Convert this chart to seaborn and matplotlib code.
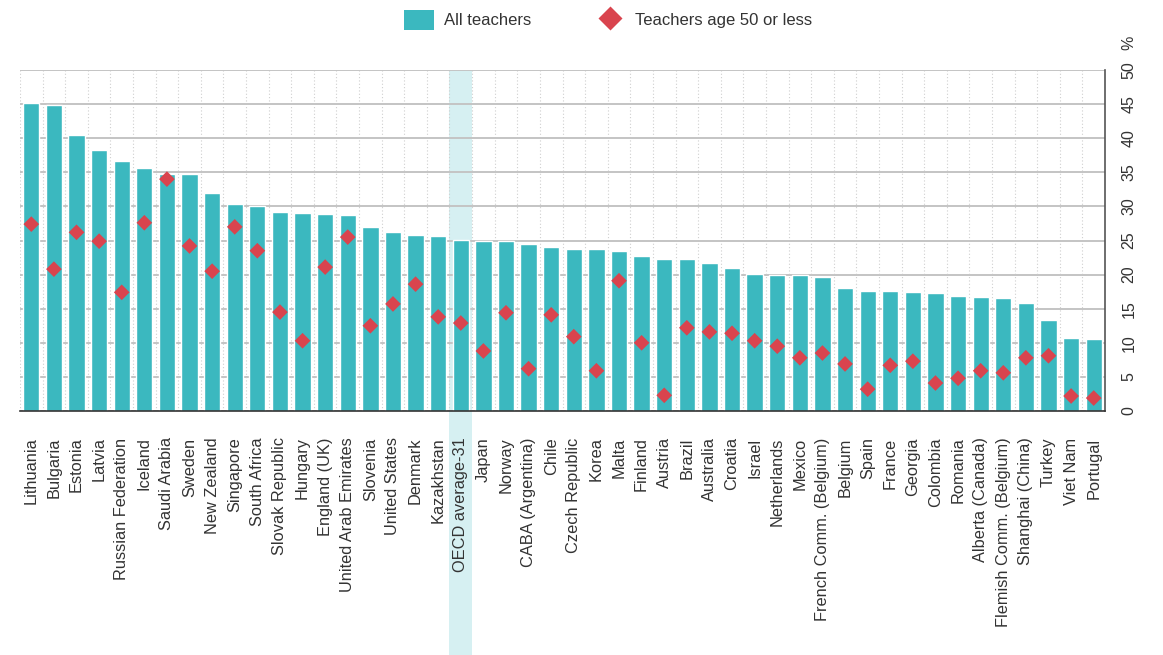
import matplotlib
matplotlib.use('Agg')
from matplotlib import pyplot as plt
from matplotlib.lines import Line2D
from matplotlib.patches import Patch
import matplotlib.ticker as plticker
import seaborn as sns
import pandas as pd

countries = ['Lithuania', 'Bulgaria', 'Estonia', 'Latvia', 'Russian Federation', 'Iceland',
             'Saudi Arabia', 'Sweden', 'New Zealand', 'Singapore', 'South Africa',
             'Slovak Republic', 'Hungary', 'England (UK)', 'United Arab Emirates', 'Slovenia',
             'United States', 'Denmark', 'Kazakhstan', 'OECD average-31', 'Japan', 'Norway',
             'CABA (Argentina)', 'Chile', 'Czech Republic', 'Korea', 'Malta', 'Finland',
             'Austria', 'Brazil', 'Australia', 'Croatia', 'Israel', 'Netherlands', 'Mexico',
             'French Comm. (Belgium)', 'Belgium', 'Spain', 'France', 'Georgia', 'Colombia',
             'Romania', 'Alberta (Canada)', 'Flemish Comm. (Belgium)', 'Shanghai (China)',
             'Turkey', 'Viet Nam', 'Portugal']

all_teachers = [45.2, 44.9, 40.5, 38.3, 36.7, 35.7, 34.8, 34.8, 32.0, 30.4, 30.0,
                29.2, 29.0, 28.9, 28.7, 27.0, 26.2, 25.8, 25.7, 25.1, 24.9, 24.9,
                24.5, 24.0, 23.8, 23.8, 23.5, 22.7, 22.3, 22.3, 21.7, 21.0, 20.1,
                19.9, 19.9, 19.6, 18.0, 17.6, 17.6, 17.4, 17.3, 16.9, 16.7, 16.6,
                15.8, 13.3, 10.7, 10.6]

age_50_or_less = [27.4, 20.8, 26.2, 24.9, 17.4, 27.6, 34.0, 24.2, 20.5, 27.0, 23.5,
                  14.5, 10.3, 21.1, 25.5, 12.5, 15.7, 18.6, 13.8, 12.9, 8.8, 14.4,
                  6.2, 14.1, 10.9, 5.9, 19.1, 10.0, 2.3, 12.2, 11.6, 11.4, 10.3,
                  9.5, 7.8, 8.5, 6.9, 3.2, 6.7, 7.3, 4.1, 4.8, 5.9, 5.6,
                  7.8, 8.1, 2.2, 1.9]

y_ticks = [0, 5, 10, 15, 20, 25, 30, 35, 40, 45, 50]
highlight = 'OECD average-31'

bar_col = '#3BB8BF'
dot_col = '#D9444E'
hl_col = '#D6F0F2'
txt_col = '#333333'

df = pd.DataFrame({'country': countries, 'all': all_teachers, 'u50': age_50_or_less})

sns.set_style('white')
plt.rcParams['font.family'] = ['Liberation Sans', 'DejaVu Sans']

fig = plt.figure(figsize=(11.63, 6.55), dpi=100)
ax = fig.add_axes([20/1163, 1-411/655, 1085/1163, 341/655])

# highlight the OECD average column, reaching down behind its label
hl = countries.index(highlight)
ax.axvspan(hl-0.5, hl+0.5, ymin=-0.72, ymax=1, color=hl_col, zorder=0, clip_on=False, lw=0)

sns.barplot(data=df, x='country', y='all', color=bar_col, saturation=1, width=0.72,
            ax=ax, zorder=2)
sns.scatterplot(data=df, x='country', y='u50', marker='D', color=dot_col, s=64,
                edgecolor='none', ax=ax, zorder=3)

ax.set_xlim(-0.5, len(countries)-0.5)
ax.set_ylim(0, 50)
ax.set_xlabel('')
ax.set_ylabel('')

# grid: solid horizontals, dotted verticals between bars
ax.set_yticks(y_ticks)
ax.yaxis.tick_right()
ax.grid(axis='y', color='#C4C4C4', lw=1.4, ls='-', zorder=1)
ax.xaxis.set_minor_locator(plticker.FixedLocator([i+0.5 for i in range(-1, len(countries))]))
ax.grid(axis='x', which='minor', color='#CFCFCF', lw=0.8, ls=(0, (1, 2)), zorder=1)
ax.set_axisbelow(True)

ax.tick_params(axis='x', which='both', length=0, pad=19, labelsize=11.8, labelcolor=txt_col)
ax.tick_params(axis='y', length=0, pad=12, labelsize=11.5, labelcolor=txt_col)
plt.setp(ax.get_xticklabels(), rotation=90)
plt.setp(ax.get_yticklabels(), rotation=90, va='center')

for s in ['top', 'left']:
    ax.spines[s].set_visible(False)
ax.spines['bottom'].set_color('#333333')
ax.spines['right'].set_color('#555555')
ax.spines['bottom'].set_linewidth(1.2)
ax.spines['right'].set_linewidth(1.2)

fig.text(1129/1163, 1-43/655, '%', rotation=90, ha='center', va='center',
         fontsize=11.5, color=txt_col)

handles = [Patch(facecolor=bar_col, edgecolor='none', label='All teachers'),
           Line2D([], [], marker='D', color='none', markerfacecolor=dot_col,
                  markeredgecolor='none', markersize=12, label='Teachers age 50 or less')]
fig.legend(handles=handles, loc='center', bbox_to_anchor=(608/1163, 1-20/655), ncol=2,
           frameon=False, fontsize=12, handlelength=1.8, handleheight=1.55,
           columnspacing=3.8, handletextpad=0.6, labelcolor=txt_col)

fig.savefig('out.png', dpi=100)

▶ WHAT THE EXERCISE ASKS
Restate the material word for word from its first line through the line containing "import pandas as pd", both included; the pictures do not belong in it.

▶ FINAL RESULT
Convert this chart to seaborn and matplotlib code.
import matplotlib
matplotlib.use('Agg')
from matplotlib import pyplot as plt
from matplotlib.lines import Line2D
from matplotlib.patches import Patch
import matplotlib.ticker as plticker
import seaborn as sns
import pandas as pd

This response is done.